14.3 The Supplier undertakes to maintain and provide evidence of product liability insurance with a lump-sum coverage of € 5 million per personal injury/property damage; if the Purchaser is entitled to further claims for damages, these shall remain unaffected.
15. place of performance, place of jurisdiction, applicable law
15.1 The place of performance for all deliveries and services of the contracting parties is the registered office of the ordering company. If a different location is specified in the order as the delivery address, this is the place of performance for the supplier’s deliveries/services.
15.2 The place of jurisdiction for both parties for all legal actions arising from the contractual relationship is our registered office if the supplier is a merchant within the meaning of the German Commercial Code (HGB). This also applies to suppliers with their registered office abroad. However, we shall also have the right to sue him at his general place of jurisdiction.
15.3 The law of the Federal Republic of Germany shall apply to the contractual relationship and any legal disputes arising in connection therewith. The application of the United Nations Convention on Contracts for the International Sale of Goods (UN Sales Convention) of 11 April 1980 is excluded. 15.4 The contractual language is German. If any other language is used in addition, the German wording shall take precedence.

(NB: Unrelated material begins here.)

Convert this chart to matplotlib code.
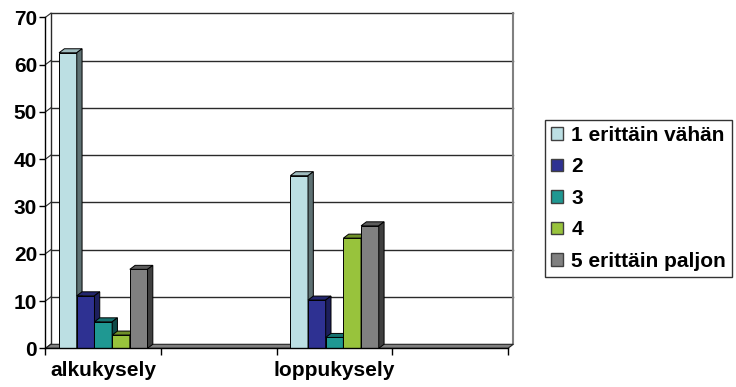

16. prohibition of child labour
The supplier undertakes not to employ children. The supplier shall ensure that his own suppliers do not employ children either. Children are defined as all persons under the age of 15. In exceptional cases, children may be employed at the age of 14 if the law of the country of production permits work from the age of 14.
17. severability clause:
Should one of the above agreed clauses be invalid in whole or in part, the validity of the remaining terms and conditions of purchase shall not be affected. The parties agree that such an invalid clause shall be replaced by a valid clause which comes as close as possible to the meaning of the invalid clause.